Effective Visual Basic: How to Improve Your VB/COM+ Applications

Effective Visual Basic: How to Improve Your VB/COM+ Applications
by Joe Hummel and others
Copyright 2001
Addison Wesley

Effective Visual Basic Find out more about this book,
or purchase it, from Amazon.com

If you are a developer who writes Visual Basic code, especially if you use SQL Server as your back-end database, you will want to give this new book a look. The name of the book, Effective Visual Basic: How to Improve Your VB/COM+ Applications, doesn’t really do the book justice. A more appropriate title might be, “Real-World Advice on how to Design and and Write Better VB Programs.” In other words, this book is chock full of real-world, practical advice on how to write VB code. This is not just another how-to book teaching the basics, it covers many advanced, real-world topics that most developers face on a daily basis.
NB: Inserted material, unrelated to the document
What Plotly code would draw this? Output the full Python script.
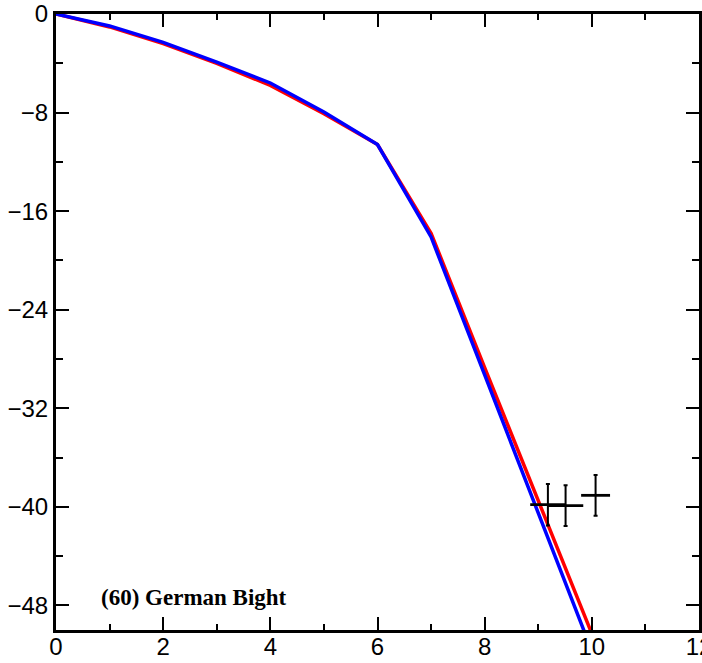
import plotly.graph_objects as go

# Model curves (depth vs x)
x_model = [0, 1, 2, 3, 4, 5, 6, 7, 8, 9, 10, 11]
y_red = [0, -1.05, -2.4, -4.0, -5.8, -8.1, -10.6, -17.8, -28.7, -39.5, -50.3, -61.1]
y_blue = [0, -0.97, -2.3, -3.9, -5.6, -7.95, -10.6, -18.1, -29.3, -40.5, -51.7, -62.9]

# Observations with error bars
x_obs = [9.18, 9.51, 10.07]
y_obs = [-39.83, -39.9, -39.07]
x_err = [0.33, 0.33, 0.27]
y_err = [1.69, 1.65, 1.65]

label_text = "(60) German Bight"

x_tickvals = [0, 2, 4, 6, 8, 10, 12]
x_ticktext = ["0", "2", "4", "6", "8", "10", "12"]
y_tickvals = [0, -8, -16, -24, -32, -40, -48]
y_ticktext = ["0", "\u22128", "\u221216", "\u221224", "\u221232", "\u221240", "\u221248"]

fig = go.Figure()
fig.add_trace(go.Scatter(x=x_model, y=y_red, mode="lines",
                         line=dict(color="#ff0000", width=3.5), showlegend=False))
fig.add_trace(go.Scatter(x=x_model, y=y_blue, mode="lines",
                         line=dict(color="#0000ff", width=3.5), showlegend=False))
fig.add_trace(go.Scatter(x=x_obs, y=y_obs, mode="markers",
                         marker=dict(size=0, color="black", opacity=0),
                         error_x=dict(type="data", array=x_err, color="black",
                                      thickness=2.8, width=0),
                         error_y=dict(type="data", array=y_err, color="black",
                                      thickness=2, width=2),
                         showlegend=False))
# invisible trace to anchor the mirror axes
fig.add_trace(go.Scatter(x=[0], y=[0], xaxis="x2", yaxis="y2", mode="markers",
                         marker=dict(opacity=0), showlegend=False, hoverinfo="skip"))

fig.add_annotation(x=0.8, y=-47.4, xref="x", yref="y", text="<b>" + label_text + "</b>",
                   showarrow=False, xanchor="left", yanchor="middle",
                   font=dict(family="Liberation Serif", size=23, color="black"))

tick_common = dict(ticks="inside", ticklen=13, tickwidth=1.5, tickcolor="black",
                   showgrid=False, zeroline=False, automargin=False)
tickfont = dict(family="Liberation Sans", size=24, color="black")

fig.update_layout(
    width=702, height=663,
    margin=dict(l=56, r=3, t=14, b=33, autoexpand=False),
    paper_bgcolor="white", plot_bgcolor="white",
    showlegend=False,
    xaxis=dict(range=[0, 12], tickmode="array", tickvals=x_tickvals, ticktext=x_ticktext,
               showline=True, linecolor="black", linewidth=3, mirror=True,
               tickfont=tickfont, ticklabeloverflow="allow", ticklabelstandoff=-7,
               minor=dict(ticks="inside", ticklen=6, dtick=1, tick0=0,
                          tickwidth=1.5, tickcolor="black", showgrid=False),
               **tick_common),
    yaxis=dict(range=[-50, 0], tickmode="array", tickvals=y_tickvals, ticktext=y_ticktext,
               showline=True, linecolor="black", linewidth=3, mirror=True,
               tickfont=tickfont, ticklabeloverflow="allow",
               minor=dict(ticks="inside", ticklen=7, dtick=4, tick0=0,
                          tickwidth=1.5, tickcolor="black", showgrid=False),
               **tick_common),
    xaxis2=dict(range=[0, 12], overlaying="x", side="top", anchor="y2",
                tickmode="array", tickvals=x_tickvals, showticklabels=False,
                showline=False,
                minor=dict(ticks="inside", ticklen=6, dtick=1, tick0=0,
                           tickwidth=1.5, tickcolor="black", showgrid=False),
                **tick_common),
    yaxis2=dict(range=[-50, 0], overlaying="y", side="right", anchor="x2",
                tickmode="array", tickvals=y_tickvals, showticklabels=False,
                showline=False,
                minor=dict(ticks="inside", ticklen=7, dtick=4, tick0=0,
                           tickwidth=1.5, tickcolor="black", showgrid=False),
                **tick_common),
)

fig.write_html("out.html", config={"displayModeBar": False},
               post_script="document.body.style.margin='0';")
Each chapter is divided into numerous “rules”, such as “Maximize the Potential of VB’s Compile-Time Type Checking,” or “Efficiency Basics: Round-Trips, SQL Statements, and Providers.” Each “rule” is self-contained, and you only need to read those “rules” that are of direct interest to you. Most likely, you will want to read them all.

All the “rules” include plenty of examples are easy to read and follow. Any VB developer should easily find dozens of “rules” that they will find useful and will want to add to their repertoire of VB skills.

Here’s some of what is covered in this book:

  • Shifting from Liberal Arts to Software Engineering

  • Designing, Building, and Working with COM-Based Components

  • MTS, COM+, and VB–The Middle Tier

  • The Web and VB

  • Effective Data Access from VB

I particularly liked the fact that this book included an entire section on data access using VB, emphasizing ways to optimize traffic between VB code and databases, such as SQL Server. This chapter in and of itself makes this book a valuable addition to your VB reference library. (Now if I can only get the VB developers in our company to read the book, a lot of my headaches would go away.)

I highly recommend this book to all VB developers who get their hands dirty with VB on a daily basis. If you are new to VB, you may find some parts of the book hard to follow. But if you have used VB for six months or so, you will find the book easy to understand and follow.